SXSWi Day One - Book Reading: High Performance Web Sites

Panel blurb: Want your web site to display more quickly? This book presents 14 specific rules that will cut 25% to 50% off response time when users request a page. Author Steve Souders, in his job as Chief Performance Yahoo!, collected these best practices while optimizing some of the most-visited pages on the Web. Even sites that had already been highly optimized, such as Yahoo! Search and the Yahoo! Front Page, were able to benefit from these surprisingly simple performance guidelines. The rules in High Performance Web Sites explain how you can optimize the performance of the Ajax, CSS, JavaScript, Flash, and images that you've already built into your site -- adjustments that are critical for any rich web application. Other sources of information pay a lot of attention to tuning web servers, databases, and hardware, but the bulk of display time is taken up on the browser side and by the communication between server and browser. High Performance Web Sites covers every aspect of that process.

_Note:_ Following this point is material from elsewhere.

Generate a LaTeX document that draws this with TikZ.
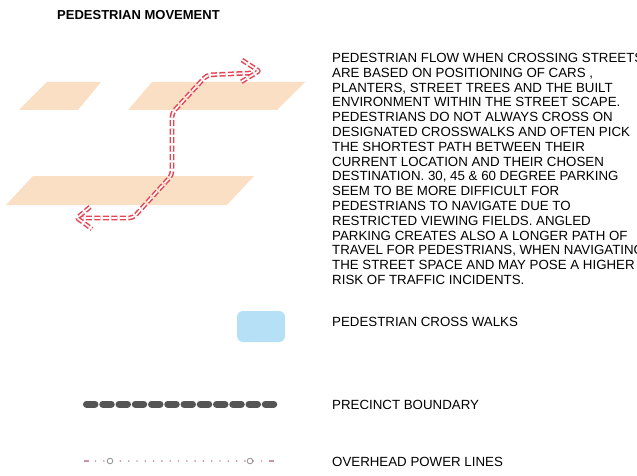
\documentclass[tikz,border=0pt]{standalone}
\usepackage{fontspec}
\setmainfont{Liberation Sans}
\definecolor{street}{RGB}{250,223,196}
\definecolor{pathred}{RGB}{230,68,84}
\definecolor{walkblue}{RGB}{182,224,245}
\definecolor{boundgray}{RGB}{85,85,85}
\definecolor{powerpink}{RGB}{200,150,160}
\tikzset{
  streetshape/.style={fill=street, draw=none},
  pedpath/.style={draw=pathred, line width=1.5pt, double=white, double distance=1.7pt,
     dash pattern=on 6pt off 2.5pt, rounded corners=4pt, line cap=butt, line join=round},
  bodytext/.style={inner sep=0pt, align=left, font=\fontsize{13.3}{14.8}\selectfont},
  legendtext/.style={inner sep=0pt, anchor=west, font=\fontsize{13.3}{14.8}\selectfont},
}
\begin{document}
\begin{tikzpicture}[x=1pt,y=-1pt]
\useasboundingbox (0,0) rectangle (637,476);
% title
\node[inner sep=0pt, anchor=west, font=\fontsize{13}{14}\selectfont\bfseries] (title) at (57,15) {PEDESTRIAN MOVEMENT};
% streets
\fill[streetshape] (47,82) -- (101,82) -- (78,110) -- (19,110) -- cycle;
\fill[streetshape] (152,82) -- (305,82) -- (277,110) -- (128,110) -- cycle;
\fill[streetshape] (33,176) -- (254,176) -- (227,205) -- (6,205) -- cycle;
% pedestrian path
\coordinate (pa) at (251,73);
\coordinate (pb) at (207,75);
\coordinate (pc) at (172,113);
\coordinate (pd) at (172,175);
\coordinate (pe) at (133,218);
\coordinate (pf) at (81,218);
\draw[pedpath] (pa) -- (pb) -- (pc) -- (pd) -- (pe) -- (pf);
\coordinate (rt) at (259,71);
\coordinate (ra1) at (242,60);
\coordinate (ra2) at (241,82);
\draw[pedpath, rounded corners=1pt] (ra1) -- (rt) -- (ra2);
\coordinate (lt) at (77,218);
\coordinate (la1) at (90,207);
\coordinate (la2) at (92,229);
\draw[pedpath, rounded corners=1pt] (la1) -- (lt) -- (la2);
% description
\node[bodytext, anchor=north west] (desc) at (332,53) {PEDESTRIAN FLOW WHEN CROSSING STREETS\\
ARE BASED ON POSITIONING OF CARS ,\\
PLANTERS, STREET TREES AND THE BUILT\\
ENVIRONMENT WITHIN THE STREET SCAPE.\\
PEDESTRIANS DO NOT ALWAYS CROSS ON\\
DESIGNATED CROSSWALKS AND OFTEN PICK\\
THE SHORTEST PATH BETWEEN THEIR\\
CURRENT LOCATION AND THEIR CHOSEN\\
DESTINATION. 30, 45 \& 60 DEGREE PARKING\\
SEEM TO BE MORE DIFFICULT FOR\\
PEDESTRIANS TO NAVIGATE DUE TO\\
RESTRICTED VIEWING FIELDS. ANGLED\\
PARKING CREATES ALSO A LONGER PATH OF\\
TRAVEL FOR PEDESTRIANS, WHEN NAVIGATING\\
THE STREET SPACE AND MAY POSE A HIGHER\\
RISK OF TRAFFIC INCIDENTS.};
% legend: cross walks
\fill[walkblue, rounded corners=6pt] (237,311) rectangle (285,342);
\node[legendtext] (lcross) at (332,322) {PEDESTRIAN CROSS WALKS};
% legend: precinct boundary
\draw[boundgray, line width=7pt, line cap=round, dash pattern=on 8.5pt off 7.75pt] (86.5,404) -- (276,404);
\node[legendtext] (lbound) at (332,405) {PRECINCT BOUNDARY};
% legend: power lines
\draw[powerpink, line width=1.3pt] (84,461) -- (89,461);
\draw[powerpink, line width=1.3pt] (269,461) -- (274,461);
\draw[powerpink, line width=1.9pt, line cap=round, dash pattern=on 0pt off 8.3pt] (95.5,461) -- (266,461);
\draw[gray!80, line width=0.9pt, fill=white] (110,461) circle (2.8);
\draw[gray!80, line width=0.9pt, fill=white] (250,461) circle (2.8);
\node[legendtext] (lpower) at (332,462) {OVERHEAD POWER LINES};
\end{tikzpicture}
\end{document}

Panelist: Steve Souders, formerly Chief Performance Yahoo!, now at Google
A slower version of Souders's presentation that incorporates his slides is available at Yahoo! Developer Network Theater. A complete list of the rules and short explanations are also available at the Yahoo! Developer Network.
Ahhh, yes. My second SXSW panel, and it was mostly over my head. I thought that was great. Yep, I'm at a technology conference. My notes are quite short for this one:

  • Souder's book contains 14 best practices for speeding up webpages
  • Speed matters
  • Bug checking tools: Firebug and YSlow (YSlow was originally developed in-house for Yahoo, and is now also available as a Mozilla add-on.
  • Keep scripts as far down as possible on pages, and put style sheets above scripts - MySpace pages break these rules [no surprise there!]
  • Stuff about caching
  • Focus on front-end
  • Two quick fixes: add expires headers and use Gzip components
The book reading sessions were fast-paced half-hour segments that took place in the day stage, a room that had both a traditional audience set-up and scattered tables and chairs. There was a small cafeteria line set up in one corner, where I incidentally got the best food I've ever had at a convention center: a (non-Taco Bell) taco. It was a convenient and comfortable place to casually drop in, get a snack, and check email while listening to snippets of interesting content. I popped into a couple others, but this is the only one I took notes on.


Rebecca Hickman: March 30, 2008 at 10:45:00 PM EDT  

Interesting. The more I know the more I know I don't know.